O Brasil está perto de concretizar uma esperada reforma que simplifica seu sistema de impostos, uma vitória política para o presidente Luiz Inácio Lula da Silva e um possível impulso para a maior economia da América Latina.

O projeto, considerado “histórico” pelo governo, foi aprovado pela Câmara de Deputados e seguirá para o Senado.

– Por que é considerado “histórico”? –

Desde o fim da ditadura militar (1964-1985), diferentes governos tentaram, sem sucesso, avançar com a reforma, inclusive o ex-presidente Jair Bolsonaro (2019-2022).

Esta é a primeira reforma do sistema de impostos ao consumo em 58 anos. Seu objetivo: simplificar a vida do governo, das empresas e das famílias ao alterar um sistema extremamente complexo.

Busca também combater a evasão fiscal e, através da unificação de impostos sobre o consumo, aumentar a produtividade, atrair investimentos e gerar mais empregos.

Os governos não poderão mais abrir mão de parte de suas arrecadações para atrair empresas, acabando com uma “guerra fiscal” entre os estados, e isso estimulará as empresas a se deslocarem para perto de grandes mercados consumidores.

“O PIB será melhor para todo mundo, por conta da melhoria da eficiência, redução da insegurança jurídica e da má alocação de recursos (…) Todos os setores ganham”, disse à AFP Bráulio Borges, pesquisador do Instituto Brasileiro de Economia da Fundação Getúlio Vargas (FGV-IBRE).

Institutos privados e estatais preveem que a reforma terá um impacto positivo sobre o crescimento do PIB nos próximos anos.

– Qual é o impacto político? –

Pouco mais de seis meses desde o início do mandato e após uma série de derrotas legislativas que enfraqueceram a agenda ambiental, o governo de Lula conquistou uma importante vitória política ao aprovar uma reforma considerada tão necessária quanto esquiva.

O Executivo precisou ceder protagonismo no trâmite a figuras do “Centrão”, composto por partidos de centro e centro-direita que costumam trocar apoio por cargos na estrutura pública.

O presidente da Câmara, Arthur Lira, fotografado com Lula na noite seguinte à aprovação, ganhou destaque.

“Conseguimos promover o extraordinário alinhamento político”, disse à AFP Reginaldo Lopes, deputado do Partido dos Trabalhadores (PT) de Lula e coordenador do grupo de trabalho da proposta.

Porém, esse consenso teve um preço.
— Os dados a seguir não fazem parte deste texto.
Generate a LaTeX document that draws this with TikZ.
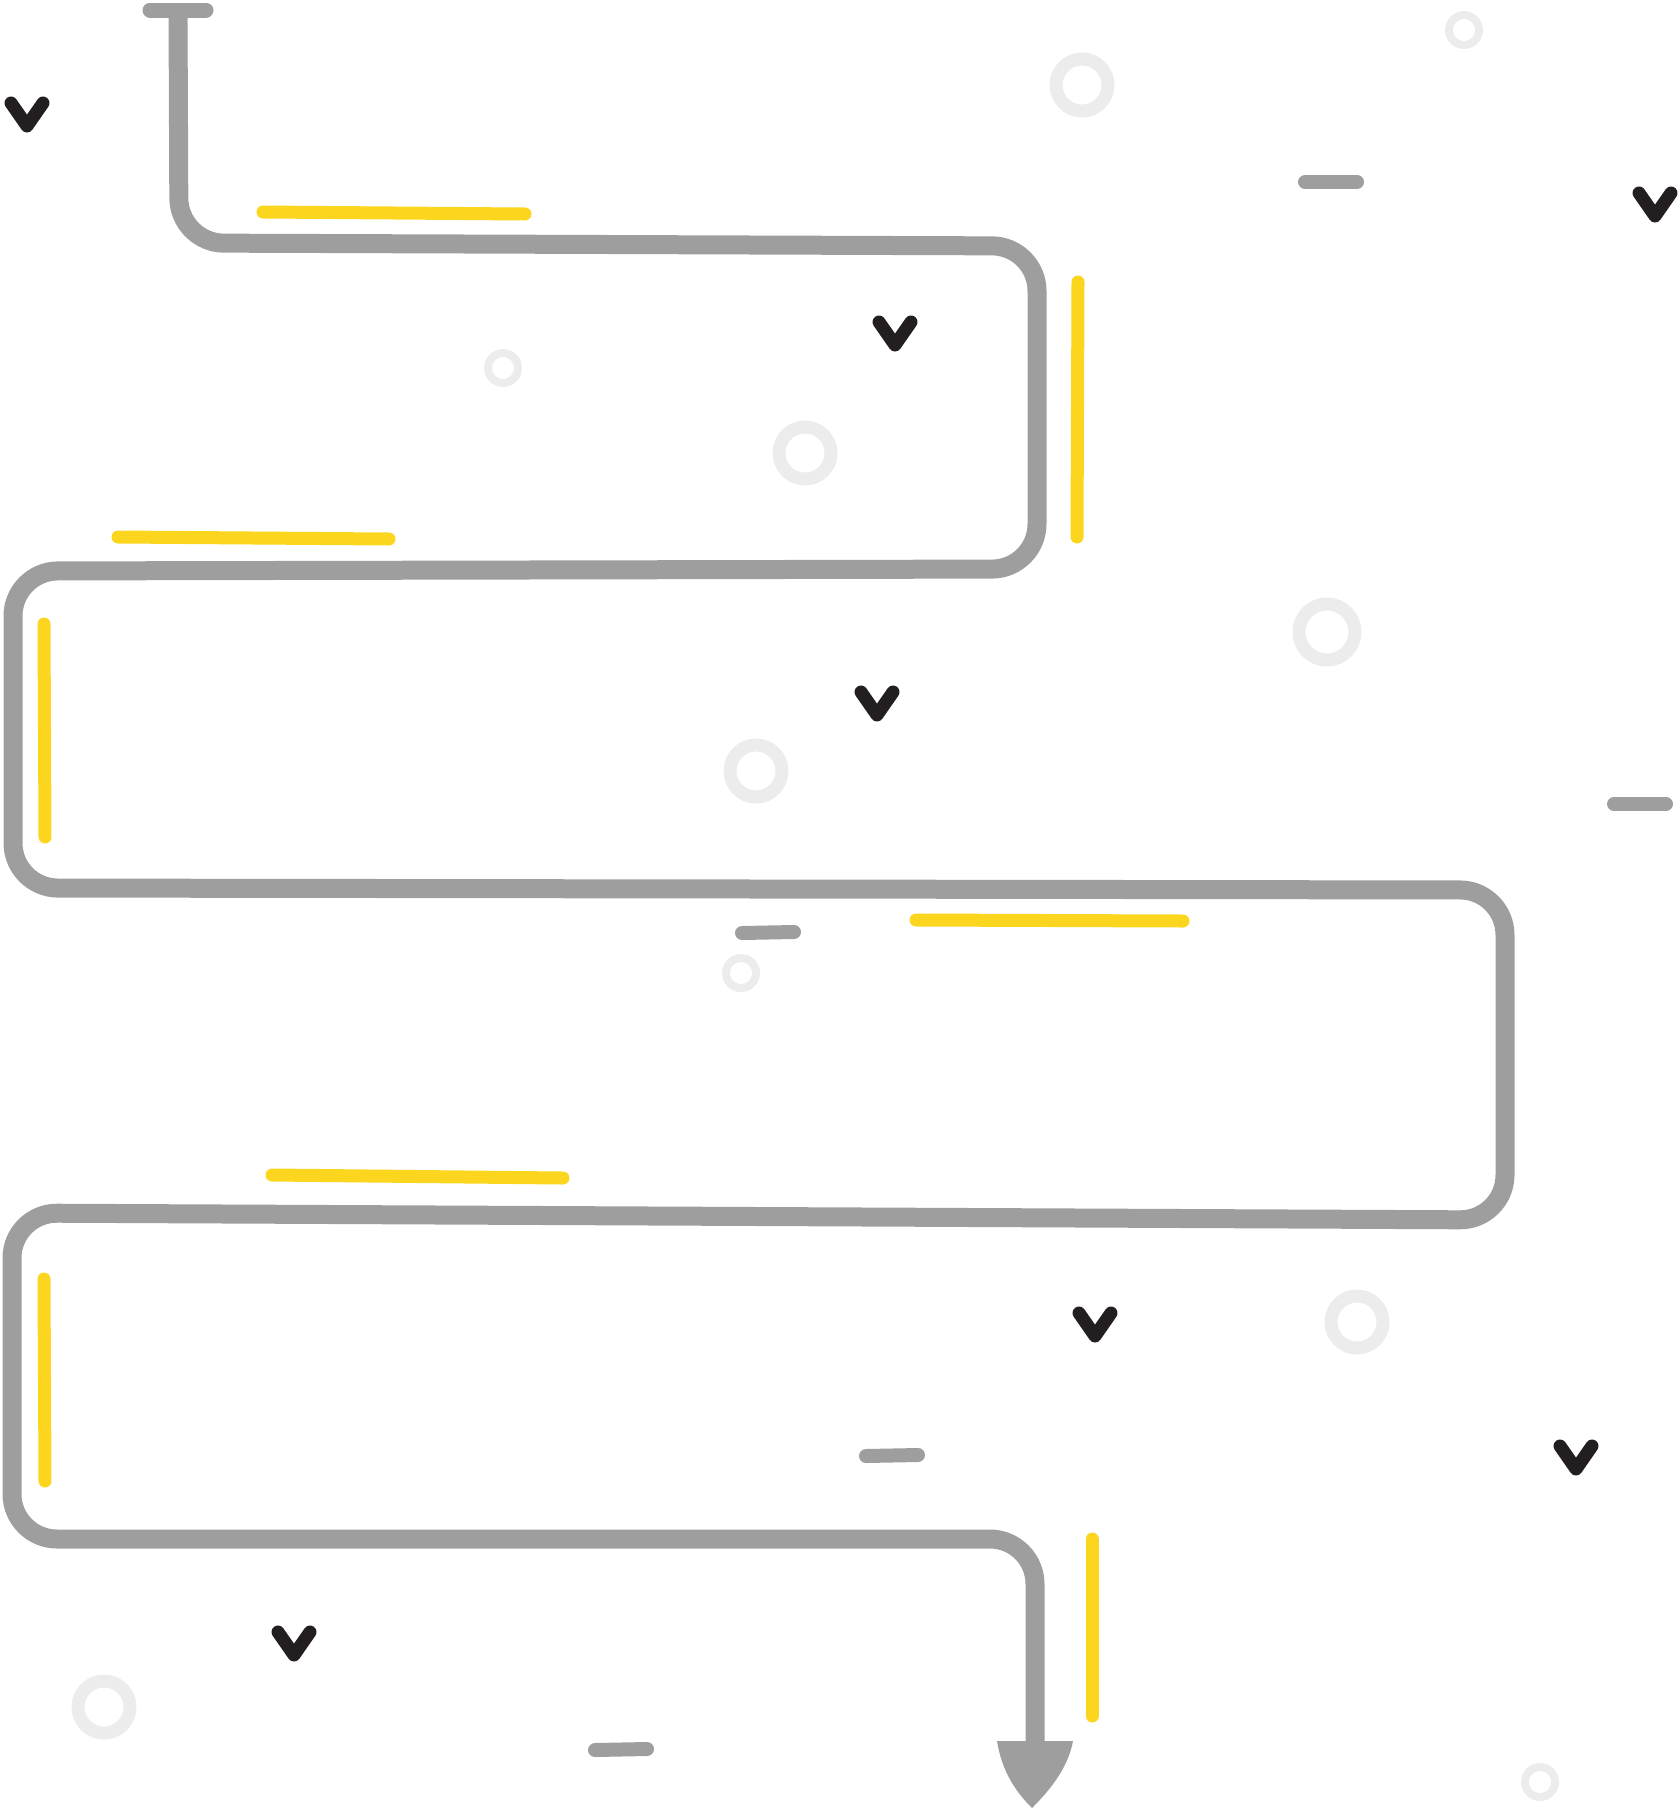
\documentclass[tikz,border=0pt]{standalone}
\usepackage{xcolor}
\usepackage{tikz}
\definecolor{pathgray}{RGB}{157,158,157}
\definecolor{markyellow}{RGB}{252,213,31}
\definecolor{ringgray}{RGB}{236,236,236}
\definecolor{tickdark}{RGB}{35,31,32}
\tikzset{every picture/.style={line width=0.75pt},
  route/.style={draw=pathgray,line width=19pt,rounded corners=45pt,line join=round},
  hilite/.style={draw=markyellow,line width=13pt,line cap=round},
  dashmark/.style={draw=pathgray,line width=14pt,line cap=round},
  bigring/.style={draw=ringgray,line width=13pt},
  smallring/.style={draw=ringgray,line width=8pt},
  tickmark/.style={draw=tickdark,line width=13pt,line cap=round,line join=round}}

\begin{document}
\begin{tikzpicture}[x=1pt,y=1pt,yscale=-1,xscale=1]
    \useasboundingbox (0,0) rectangle (1680,1810);
    % background sprinkles
    \draw [bigring]   (1082,85) circle (26) ;
    \draw [bigring]   (805,453) circle (26) ;
    \draw [bigring]   (1327,632) circle (28) ;
    \draw [bigring]   (756,771) circle (26) ;
    \draw [bigring]   (1357,1322) circle (26) ;
    \draw [bigring]   (104,1707) circle (26) ;
    \draw [smallring] (1464,30) circle (15) ;
    \draw [smallring] (503,368) circle (15) ;
    \draw [smallring] (741,973) circle (15) ;
    \draw [smallring] (1540,1782) circle (15) ;
    \draw [dashmark]  (1305,182) -- (1357,182) ;
    \draw [dashmark]  (1614,804) -- (1666,804) ;
    \draw [dashmark]  (742,933) -- (794,932) ;
    \draw [dashmark]  (866,1456) -- (918,1455) ;
    \draw [dashmark]  (595,1750) -- (647,1749) ;
    \draw [tickmark]  (11,103) -- (27,126) -- (43,103) ;
    \draw [tickmark]  (1639,193) -- (1655,216) -- (1671,193) ;
    \draw [tickmark]  (879,322) -- (895,345) -- (911,322) ;
    \draw [tickmark]  (861,692) -- (877,715) -- (893,692) ;
    \draw [tickmark]  (1079,1313) -- (1095,1336) -- (1111,1313) ;
    \draw [tickmark]  (1560,1446) -- (1576,1469) -- (1592,1446) ;
    \draw [tickmark]  (278,1632) -- (294,1655) -- (310,1632) ;
    % yellow strokes along the route
    \draw [hilite]    (263,212) -- (525,214) ;
    \draw [hilite]    (1078,282) -- (1077,537) ;
    \draw [hilite]    (118,537) -- (389,539) ;
    \draw [hilite]    (44,624) -- (45,837) ;
    \draw [hilite]    (916,920) -- (1183,921) ;
    \draw [hilite]    (272,1175) -- (563,1178) ;
    \draw [hilite]    (44,1279) -- (45,1481) ;
    \draw [hilite]    (1092,1539) -- (1092,1716) ;
    % the winding route
    \draw [dashmark,line width=15pt]  (150,10) -- (206,10) ;
    \draw [route]  (178,10) -- (179,243) -- (1037,246) -- (1037,569) -- (13,571) -- (13,888) -- (1505,890) -- (1505,1220) -- (12,1213) -- (12,1539) -- (1035,1539) -- (1035,1748) ;
    \fill [pathgray]  (997,1741) -- (1073,1741) .. controls (1068,1768) and (1050,1790) .. (1032,1808) .. controls (1016,1792) and (1002,1772) .. cycle ;
\end{tikzpicture}
\end{document}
O “Centrão” quer pastas no governo. Uma semana depois da votação dos deputados, um partido de centro obteve o Ministério do Turismo na quinta-feira.

Outro apoio de peso foi de Tarcísio de Freitas, governador de São Paulo, ex-ministro e aliado de Bolsonaro.

“Houve uma compreensão de que com a reforma todos ganham”, acrescentou Lopes.

O ex-presidente saiu enfraquecido do trâmite. Sua tentativa de que seu Partido Liberal (PL) votasse em bloco contra o projeto fracassou, e um quinto de seus deputados desobedeceram-no (20 de 99).

– O que muda para os brasileiros? –

A reforma unifica cinco tributos vigentes sobre o consumo em um: o Imposto sobre Valor Agregado (IVA), que, por sua vez, será desdobrado em um tributo federal e outro estadual.

As mudanças trarão mais transparência aos brasileiros sobre a composição dos preços que pagam ao adquirir bens e serviços.

É esperado, em especial, um alívio para as classes populares, graças à desoneração de uma “cesta básica nacional”, cujos itens serão definidos em lei.

Além disso, haverá um sistema de “cashback” que prevê a restituição de impostos para reduzir as desigualdades sociais.

A indústria também é uma das principais beneficiadas, segundo Borges, graças ao fim dos impostos cobrados em “cascata”, pagos em cada etapa da produção.

A mudanças serão implementadas de forma gradual, com uma transição prevista até 2032.

– O que falta definir? –

O projeto pede sofrer alterações no Senado.

Falta definir o valor do IVA, que incidirá sobre bens e serviços. Especula-se que superará 25%, o que o tornaria um dos mais altos do mundo, algo que suscita críticas.

Borges disse, no entanto, que o valor do IVA não significará um aumento da carga tributária, mas a revelação do que é pago atualmente, disperso em vários tributos.